O que foi dito era o que tinha de ser dito. O país confronta-se com uma situação de crise grave. O pano de fundo em que se inscrevem os progressos, erros e ineficiências, dos últimos 30 anos carece de ser levado em conta para o enfrentamento dos problemas presentes. Mas o Portugal contemporâneo integra a UE, aderiu à moeda única, está exposto à concorrência internacional, não é mais a autarcia do passado.

Que ninguém esqueça, ao mesmo tempo, que os aspectos positivos da política de modernização do país, sob a gestão de governos dominados pelo PSD e pelo PS, foram, desde 2002, submersos pela retórica da “pesada herança”. O governo de coligação de direita, a que presidiu José Manuel Barroso, escarneceu e humilhou, até aos limites da abjecção, os governos socialistas que o antecederam lançando os portugueses na mais profunda descrença e descredibilizando o país no concerto das nações.

De Santana Lopes não vale a pena falar pois é um caso de estudo para a ciência política; trata-se, quanto muito, de um prelúdio de ameaça autocrática, de feição mediática, que merece atenção mas que não cabe neste espaço.

O advento de uma nova maioria política, necessária para assegurar a retoma de uma dinâmica modernizadora de Portugal, desde logo na área da economia, que só pode ser protagonizada pelo PS, exige rupturas, mas não pode prescindir de todos os “outros que não os nossos”.

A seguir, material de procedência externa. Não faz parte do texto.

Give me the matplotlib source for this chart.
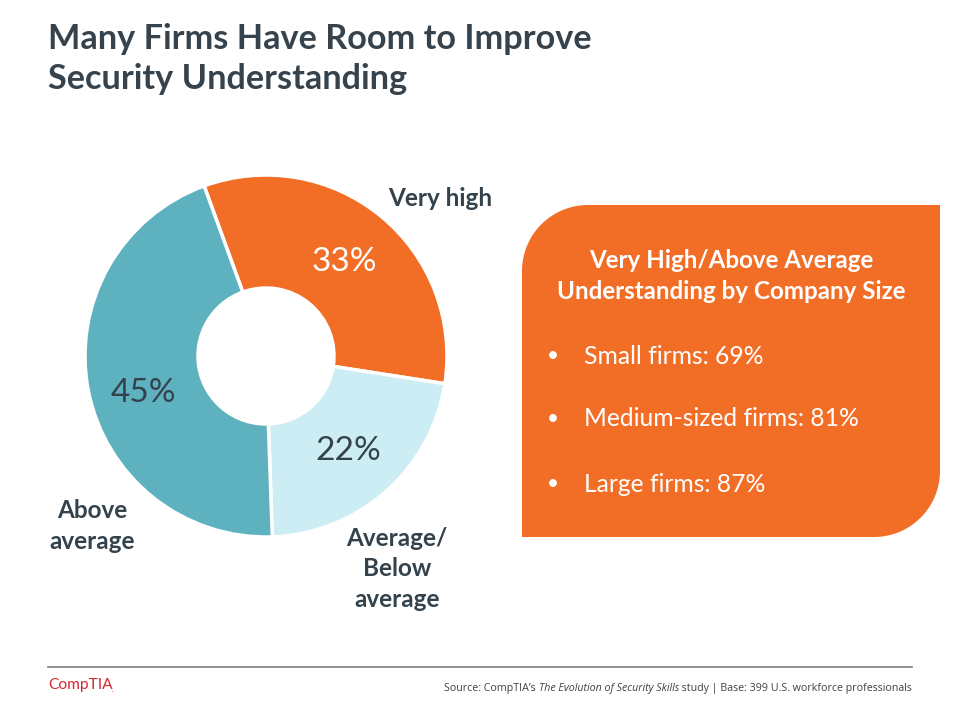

Não se devem esbater as diferenças políticas, programáticas e pessoais, entre os diversos partidos que disputam as eleições, mas aconselha a inteligência que se evite a política da “terra queimada” em relação à herança.

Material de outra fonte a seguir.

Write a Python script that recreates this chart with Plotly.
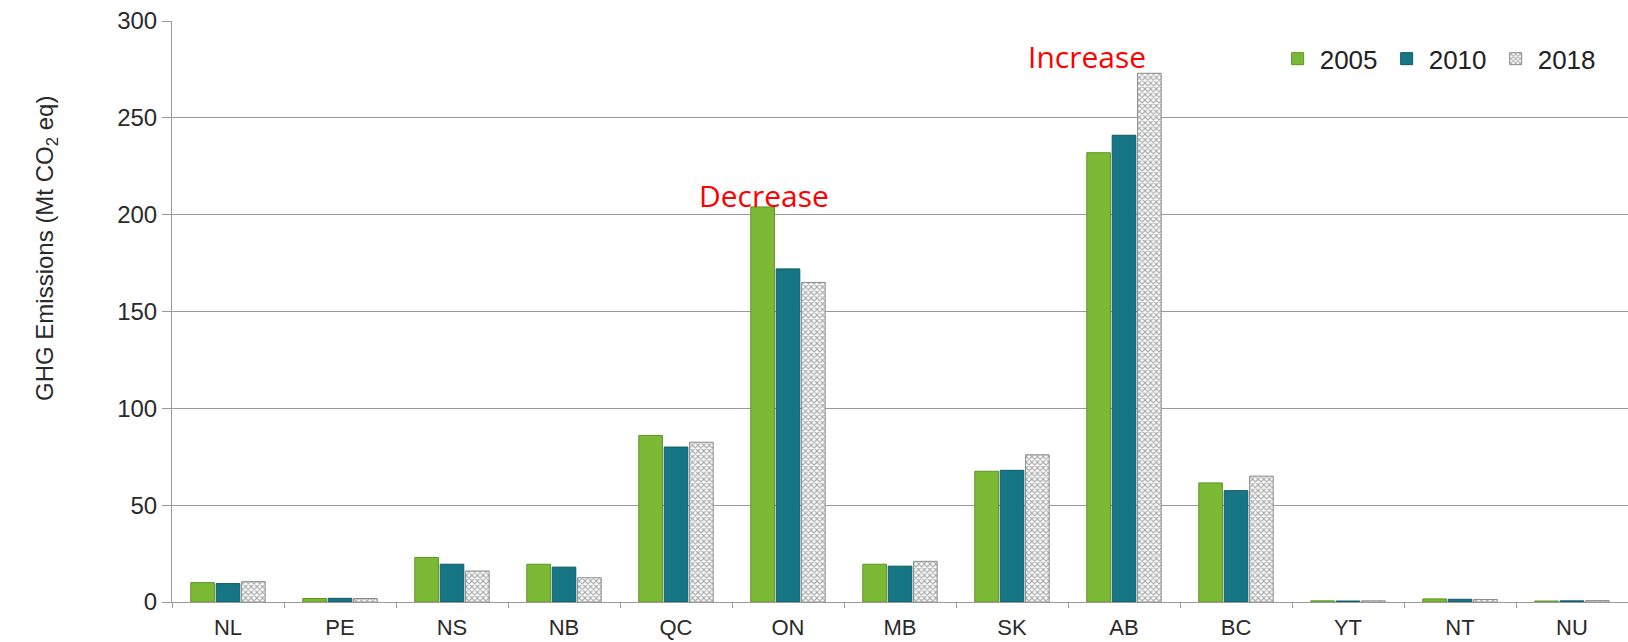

É necessário assegurar a continuidade de iniciativas, programas e projectos, em suma, de políticas nas quais o compromisso nacional é imprescindível e inadiável para evitar o abismo do adiamento sucessivo das mudanças decisivas com as quais, na essência, afinal todos concordamos. (Exemplos comezinhos: a consolidação orçamental, o combate á evasão e fraude fiscais, a “lei das rendas”, o “código da estrada”, o “abandono escolar precoce”, ...).

O que os portugueses esperam é que as políticas sufragadas nas urnas, nas eleições de 20 de Fevereiro próximo, assegurando a continuidade desejável e assumindo as rupturas necessárias, sejam levadas à prática com coragem inscrevendo, na nossa vida colectiva, esperança no futuro e confiança nas instituições democráticas.

Quando falo em coragem quero dizer que a política portuguesa não pode mais comprazer-se com posturas auto flageladoras em que a falsa humildade e o excesso de prudência excluem o enfrentamento da mediania, do medo e da inveja nacionais.

Pois se é verdade que é pequena a margem pura onde cabem as promessas eleitorais e grande a desconfiança popular na palavra dos políticos é urgente acreditar que mesmo quando tudo parece estar perdido ainda tudo, ou quase tudo, pode ser possível alcançar.

(Artigo publicado no "Semanário Económico" na sua edição de 4 de Fevereiro de 2005)

2 comments:

Maria do Rosário Sousa Fardilha said...

Desfasados da realidade? A impressão que eu tenho é a de que estes senhores, mais afastados dos aparelhos partidários, podem expressar com mais liberdade as suas reflexões. Tornaram-se muito mais interessantes.

PS: passo a ter um link permanente a este blog no Divas. para visitas mais frequentes.

Eduardo Graça said...

O seu comentário permitiu-me conhecer um novo blog por sinal muito interessante.